MLA for Juan de Fuca since 2005, Horgan had been Opposition Critic for Education and, until his candidacy was announced, he was Opposition Energy Critic (2006–2014) and Opposition House Leader (2011–2014). Horgan ran in the 2011 leadership election, placing third.
Support from caucus members: Carole James, Harry Bains, Mable Elmore, David Eby, Michelle Mungall, Selina Robinson, Sue Hammell, Maurine Karagianis, Bill Routley, Raj Chouhan Robin Austin, Judy Darcy, Kathy Corrigan, Scott Fraser, Jane Shin, Claire Trevena
Support from federal caucus members: Fin Donnelly
Support from former caucus members: Dawn Black, Joe Trasolini
Date candidacy declared: March 17, 2014
Policies:

==Withdrawn candidates==

===Mike Farnworth===
Farnworth was MLA for Port Coquitlam (1991–2001, 2005–present), Opposition Finance Critic, former Minister of Municipal Affairs and Housing (1997–98), Minister of Employment and Investment and Minister Responsible for Housing (1998–2000), Minister of Health and Minister Responsible for Seniors (2000), and Minister Social Development and Economic Security (2000–01). He placed second in the 2011 leadership election.
Support from caucus members: Lana Popham, Doug Donaldson, Norm Macdonald
Support from federal caucus members:
Support from former caucus members:
Date candidacy declared: March 2, 2014
Date withdrawn: April 8, 2014
Reason: Farnworth withdrew, conceding that he could not beat Horgan, who had amassed the support of over half the NDP's 34-member caucus. He had not officially registered his candidacy prior to deciding not to run.

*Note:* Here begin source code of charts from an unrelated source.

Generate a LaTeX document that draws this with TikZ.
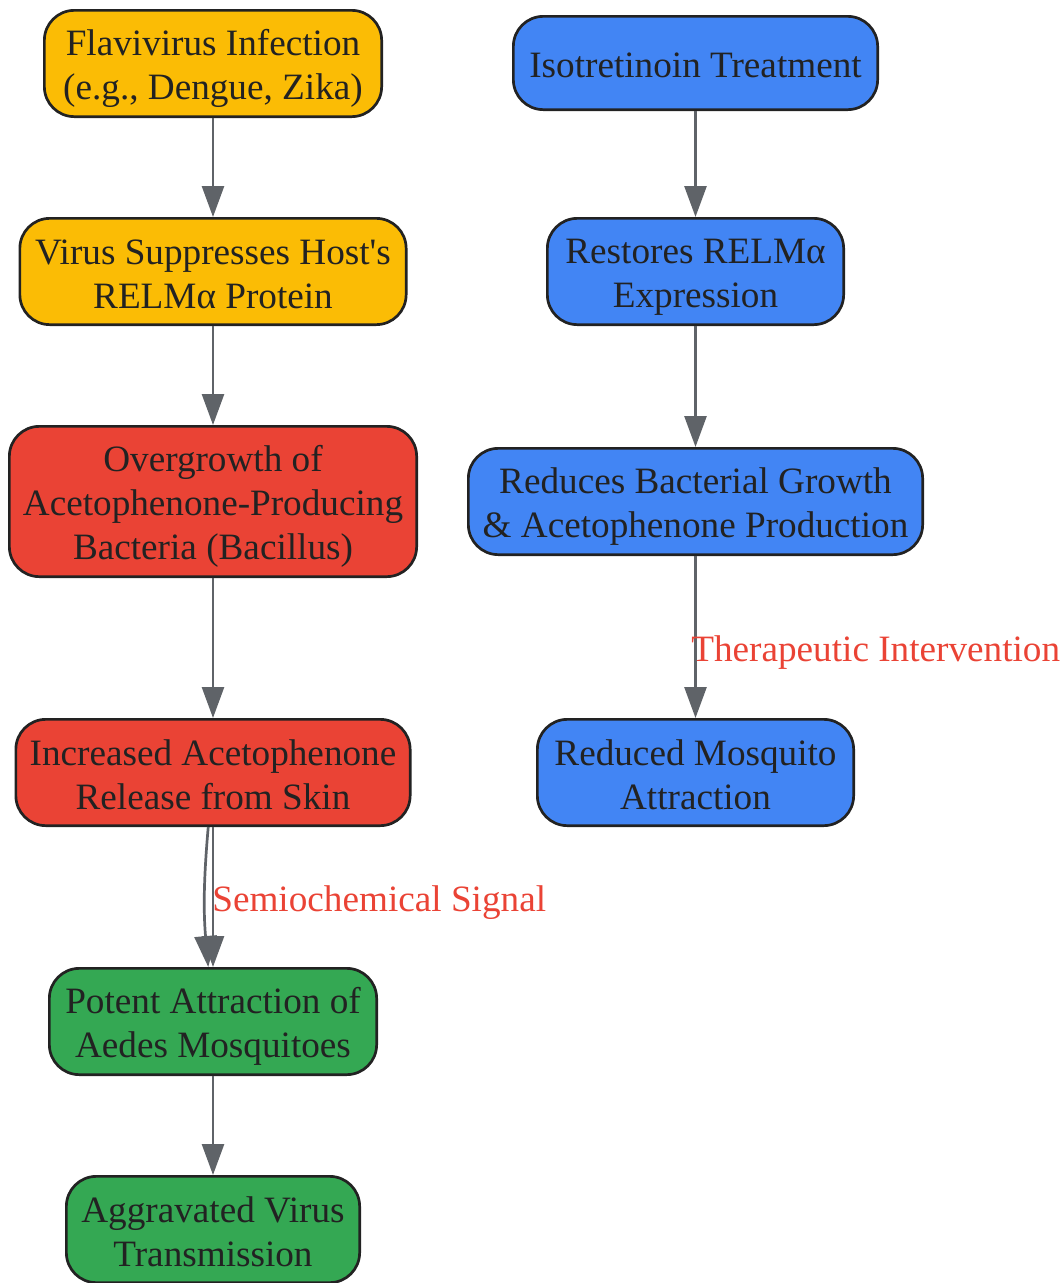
\documentclass[tikz,border=0pt]{standalone}
\usepackage{fontspec}
\setmainfont{Liberation Serif}[Ligatures=TeXOff]
\usepackage{tikz}
\usetikzlibrary{arrows.meta,positioning}
\definecolor{gyellow}{HTML}{FBBC05}
\definecolor{gred}{HTML}{EA4335}
\definecolor{gblue}{HTML}{4285F4}
\definecolor{ggreen}{HTML}{34A853}
\definecolor{inkgray}{HTML}{5F6368}
\definecolor{boxline}{HTML}{222222}
\tikzset{
    %Define standard arrow tip
    >={Triangle[width=22pt,length=31pt]},
    %Define style for boxes
    stepbox/.style={
           rectangle,
           rounded corners=30pt,
           draw=boxline, line width=2.7pt,
           inner xsep=0pt,
           inner ysep=8pt,
           minimum height=106.3pt,
           align=flush center,
           text=boxline,
           font=\fontsize{37.2pt}{44pt}\selectfont,
           execute at begin node={\rule{0pt}{36.5pt}},
           execute at end node={\rule[-7.5pt]{0pt}{0pt}}},
    virus/.style={stepbox, fill=gyellow},
    microbe/.style={stepbox, fill=gred},
    mosquito/.style={stepbox, fill=ggreen},
    therapy/.style={stepbox, fill=gblue},
    % Define arrow style
    pil/.style={
           ->,
           color=inkgray,
           line width=2.7pt},
    edgelabel/.style={
           anchor=base west,
           inner sep=0pt,
           text=gred,
           font=\fontsize{37.2pt}{44pt}\selectfont}
}

\begin{document}
\begin{tikzpicture}[x=1pt,y=1pt]
\useasboundingbox (0,0) rectangle (1062,-1283);
 %nodes
\node[virus, text width=337.3pt] (flav) at (213,-63.5) {Flavivirus Infection\\(e.g., Dengue, Zika)};
\node[virus, text width=386.3pt, below=99pt of flav] (suppress) {Virus Suppresses Host's\\RELMα Protein};
\node[microbe, text width=407.3pt, minimum height=150.3pt, below=99pt of suppress] (bacteria) {Overgrowth of\\Acetophenone-Producing\\Bacteria (Bacillus)};
\node[microbe, text width=394.3pt, below=140pt of bacteria] (release) {Increased Acetophenone\\Release from Skin};
\node[mosquito, text width=327.3pt, below=140pt of release] (attract) {Potent Attraction of\\Aedes Mosquitoes};
\node[mosquito, text width=293.3pt, below=99pt of attract] (spread) {Aggravated Virus\\Transmission};
\node[therapy, text width=364.3pt, minimum height=93.3pt] (iso) at (695.5,-63) {Isotretinoin Treatment};
\node[therapy, text width=296.3pt, below=106pt of iso] (restore) {Restores RELMα\\Expression};
\node[therapy, text width=454.3pt, below=121pt of restore] (reduce) {Reduces Bacterial Growth\\\& Acetophenone Production};
\node[therapy, text width=316.3pt, below=162pt of reduce] (fewer) {Reduced Mosquito\\Attraction};
 %edges
 \path[pil]
   (flav) edge (suppress)
   (suppress) edge (bacteria)
   (bacteria) edge (release)
   (release) edge node[edgelabel, pos=0.6, xshift=-2pt]{Semiochemical Signal} (attract)
   (release) edge[bend right=5] (attract)
   (attract) edge (spread)
   (iso) edge (restore)
   (restore) edge (reduce)
   (reduce) edge node[edgelabel, pos=0.65, xshift=-5.5pt]{Therapeutic Intervention} (fewer);
\end{tikzpicture}
\end{document}
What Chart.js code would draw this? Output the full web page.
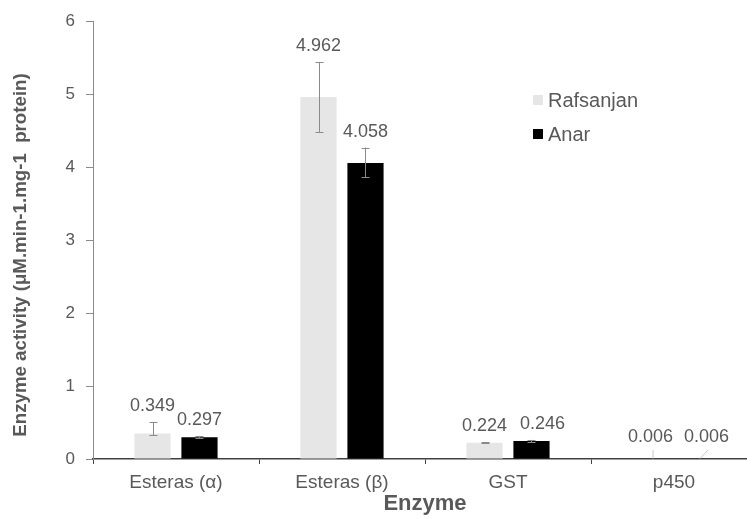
<!DOCTYPE html>
<html>
<head>
<meta charset="utf-8">
<script src="https://cdn.jsdelivr.net/npm/chart.js@4"></script>
<style>
  html, body { margin: 0; padding: 0; background: #fff; overflow: hidden; }
  #wrap { position: absolute; left: 0; top: 0; width: 760px; height: 519px; }
</style>
</head>
<body>
<div id="wrap"><canvas id="chart" width="760" height="519"></canvas></div>
<script>
// values
const categories = ['Esteras (α)', 'Esteras (β)', 'GST', 'p450'];
const rafsanjan = [0.349, 4.962, 0.224, 0.006];
const anar = [0.297, 4.058, 0.246, 0.006];
const rafsanjanErrUp = [0.157, 0.48, 0.005, 0];
const rafsanjanErrDown = [0.023, 0.48, 0.005, 0];
const anarErrUp = [0.012, 0.21, 0.016, 0];
const anarErrDown = [0.012, 0.2, 0.016, 0];
const yMin = 0;
const yMax = 6;
const yStep = 1;

const textColor = '#595959';
const fontFamily = '"Liberation Sans", Arial, sans-serif';

// error bars, drawn over the bars
const errorBars = {
    id: 'errorBars',
    afterDatasetsDraw(chart) {
        const ctx = chart.ctx;
        const y = chart.scales.y;
        ctx.save();
        ctx.strokeStyle = '#8a8a8a';
        ctx.lineWidth = 1;
        chart.data.datasets.forEach((ds, i) => {
            const meta = chart.getDatasetMeta(i);
            meta.data.forEach((bar, j) => {
                const up = ds.errUp[j], down = ds.errDown[j];
                if (!up && !down) return;
                const x = Math.round(bar.x) + 0.5;
                const top = y.getPixelForValue(ds.data[j] + up);
                const bot = y.getPixelForValue(ds.data[j] - down);
                ctx.beginPath();
                ctx.moveTo(x, top); ctx.lineTo(x, bot);
                ctx.moveTo(x - 4, Math.round(top) + 0.5); ctx.lineTo(x + 4, Math.round(top) + 0.5);
                ctx.moveTo(x - 4, Math.round(bot) + 0.5); ctx.lineTo(x + 4, Math.round(bot) + 0.5);
                ctx.stroke();
            });
        });
        ctx.restore();
    }
};

// labels that were dragged sideways in the original (dataset-index: px)
const labelNudge = { '1-2': 11, '1-3': 9 };

// value labels above the error bars, with small leader lines for tiny bars
const valueLabels = {
    id: 'valueLabels',
    afterDatasetsDraw(chart) {
        const ctx = chart.ctx;
        const y = chart.scales.y;
        const zero = y.getPixelForValue(0);
        ctx.save();
        ctx.font = '18px ' + fontFamily;
        ctx.fillStyle = textColor;
        ctx.textAlign = 'center';
        ctx.textBaseline = 'bottom';
        chart.data.datasets.forEach((ds, i) => {
            const meta = chart.getDatasetMeta(i);
            meta.data.forEach((bar, j) => {
                const v = ds.data[j];
                const top = y.getPixelForValue(v + ds.errUp[j]);
                const ly = Math.min(top - 7, zero - 13);
                const lx = bar.x + (labelNudge[i + '-' + j] || 0);
                ctx.fillText(v.toFixed(3), lx, ly);
                if (zero - bar.y < 3) {
                    ctx.strokeStyle = '#c8c8c8';
                    ctx.lineWidth = 1;
                    ctx.beginPath();
                    ctx.moveTo(lx + (i === 1 ? 1 : 2) + 0.5, ly + 4);
                    ctx.lineTo(bar.x + 2.5, bar.y);
                    ctx.stroke();
                }
            });
        });
        ctx.restore();
    }
};

// legend inside the plot, at the right
const insideLegend = {
    id: 'insideLegend',
    afterDraw(chart) {
        const ctx = chart.ctx;
        ctx.save();
        ctx.font = '20px ' + fontFamily;
        ctx.textBaseline = 'middle';
        ctx.textAlign = 'left';
        chart.data.datasets.forEach((ds, i) => {
            const cy = 100 + i * 34;
            ctx.fillStyle = ds.backgroundColor;
            ctx.fillRect(533, cy - 5, 10, 10);
            ctx.fillStyle = textColor;
            ctx.fillText(ds.label, 548, cy + 1);
        });
        ctx.restore();
    }
};

// y axis title, centred the way the reference has it
const yTitle = {
    id: 'yTitle',
    afterDraw(chart) {
        const ctx = chart.ctx;
        ctx.save();
        ctx.translate(21, 255);
        ctx.rotate(-Math.PI / 2);
        ctx.font = 'bold 18.7px ' + fontFamily;
        ctx.fillStyle = textColor;
        ctx.textAlign = 'center';
        ctx.textBaseline = 'middle';
        ctx.fillText('Enzyme activity (μM.min-1.mg-1  protein)', 0, 0);
        ctx.restore();
    }
};

new Chart(document.getElementById('chart'), {
    type: 'bar',
    data: {
        labels: categories,
        datasets: [
            {
                label: 'Rafsanjan',
                data: rafsanjan,
                errUp: rafsanjanErrUp,
                errDown: rafsanjanErrDown,
                backgroundColor: '#e6e6e6',
                categoryPercentage: 0.566,
                barPercentage: 0.77
            },
            {
                label: 'Anar',
                data: anar,
                errUp: anarErrUp,
                errDown: anarErrDown,
                backgroundColor: '#000000',
                categoryPercentage: 0.566,
                barPercentage: 0.77
            }
        ]
    },
    options: {
        responsive: false,
        animation: false,
        layout: { padding: { top: 17, right: 3, left: 0, bottom: 0 } },
        plugins: {
            legend: { display: false },
            tooltip: { enabled: false }
        },
        scales: {
            x: {
                grid: { display: true, drawOnChartArea: false, drawTicks: true, tickLength: 5, color: '#404040', offset: true },
                border: { display: true, color: '#404040', width: 1.5 },
                ticks: { color: textColor, font: { family: fontFamily, size: 19 }, padding: 7, maxRotation: 0 },
                title: { display: true, text: 'Enzyme', color: textColor, font: { family: fontFamily, size: 22, weight: 'bold' }, padding: { top: 0, bottom: 2 } },
                afterFit(scale) { scale.height = 60; }
            },
            y: {
                min: yMin,
                max: yMax,
                grid: { display: true, drawOnChartArea: false, drawTicks: true, tickLength: 7, color: '#8a8a8a' },
                border: { display: true, color: '#8a8a8a' },
                ticks: { stepSize: yStep, color: textColor, font: { family: fontFamily, size: 17 }, padding: 11 },
                afterFit(scale) { scale.width = 93; }
            }
        }
    },
    plugins: [errorBars, valueLabels, insideLegend, yTitle]
});
</script>
</body>
</html>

==Potential candidates who declined to run==
MLAs Rob Fleming, David Eby, Judy Darcy and George Heyman, federal MPs Kennedy Stewart, Nathan Cullen, Fin Donnelly and Peter Julian, mayors Derek Corrigan and Gregor Robertson and Vancouver School Board chairperson Patti Bacchus all announced that they will not be candidates for the party leadership.